The details will always be disputed but one thing is certain: Muniz ended up falling from the balcony and was found dead. Monzon was arrested, setting off an O.J. Simpson-like trial and media frenzy that had Argentina riveted.

Irusta remembers his countrymen glued to their televisions and radios during trial, devouring every bit of information available, as they once were glued to their TVs when he fought.

Monzon maintained his innocence but an autopsy indicated that Muniz had been strangled before she went over the balcony. He was convicted of murder and sentenced to 11 years in prison.

The hero of Argentina had become an inmate.

“Me and my bad temper are the ones responsible for this,” Monzon said, obviously taking some of the blame. “Yes, me and my bad temper.”

Irusta visited Monzon in prison several times and found a broken man. He turned to religion, Irusta said, and became very withdrawn.

The former champ continued to maintain his innocence in spite of his comments about his temper, even recalling to Irusta happy days he spent with Alicia, and often asked to see the son they had together, Maximiliano.

Irusta was deeply saddened.

“He was another man,” Irusta said. “When he was champion, he was like a king or a lion. He used to walk in a way that made him look important. In jail, he was nothing. The man who used to give orders to people was now a man who said, ‘Yes sir, yes sir.’

“Yes, it’s a sad story.”

And it became even sadder.

Monzon, due to be released soon, was driving back to prison after a weekend furlough when he drove off a road and his car overturned not far from his home in Santa Fe. Monzon, 52, and a passenger were killed.
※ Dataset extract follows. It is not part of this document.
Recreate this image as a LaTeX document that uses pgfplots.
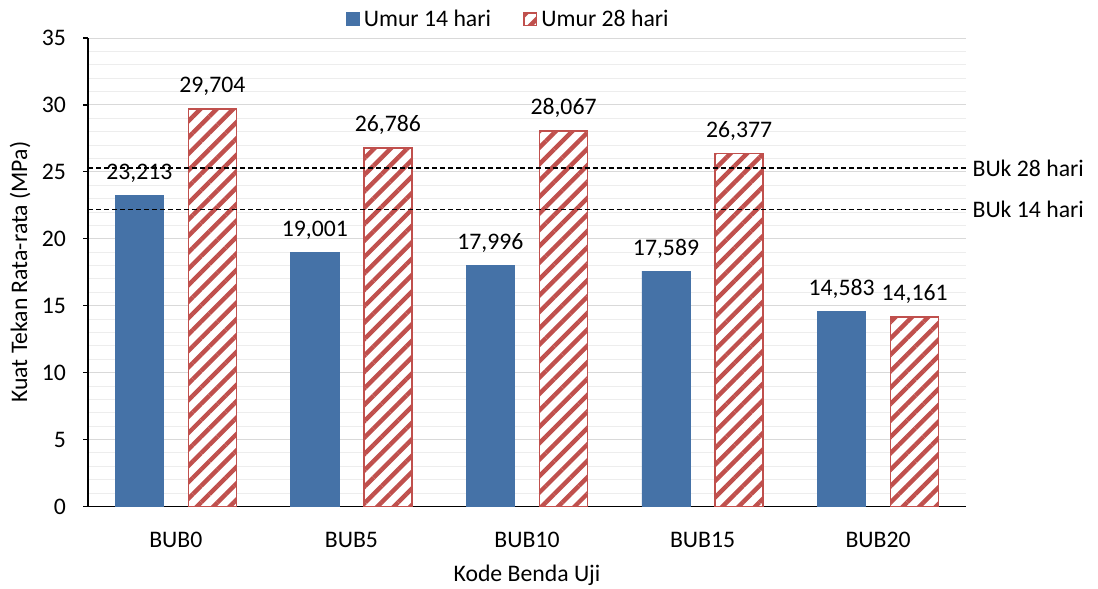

So ended the life of one of Argentina’s greatest sports and cultural figures, lying on the side of a road “looking up at the Santa Fe sky,” as Irusta put it.

Memories of him are complicated. Those from Santa Fe, obviously forgiving, remember him as a local hero who conquered the boxing world. Irusta said his people chanted his name at his funeral. Those from Buenos Aires, the capital, remember a great fighter but one who took the life of an innocent young woman.

“Many people won’t pardon him,” Irusta said. “It’s a very difficult, sad story. I suppose that night he was drunk or under the affects of drugs. He lost his mind. And I suppose he used to love Alicia Muniz.”

Irusta’s voice trailed off.

“Many years have passed now. There has never another champion like Monzon. He’s the No. 1 boxing champion in our history. I think now that’s what people want to remember. I think there are other things they want to forget.”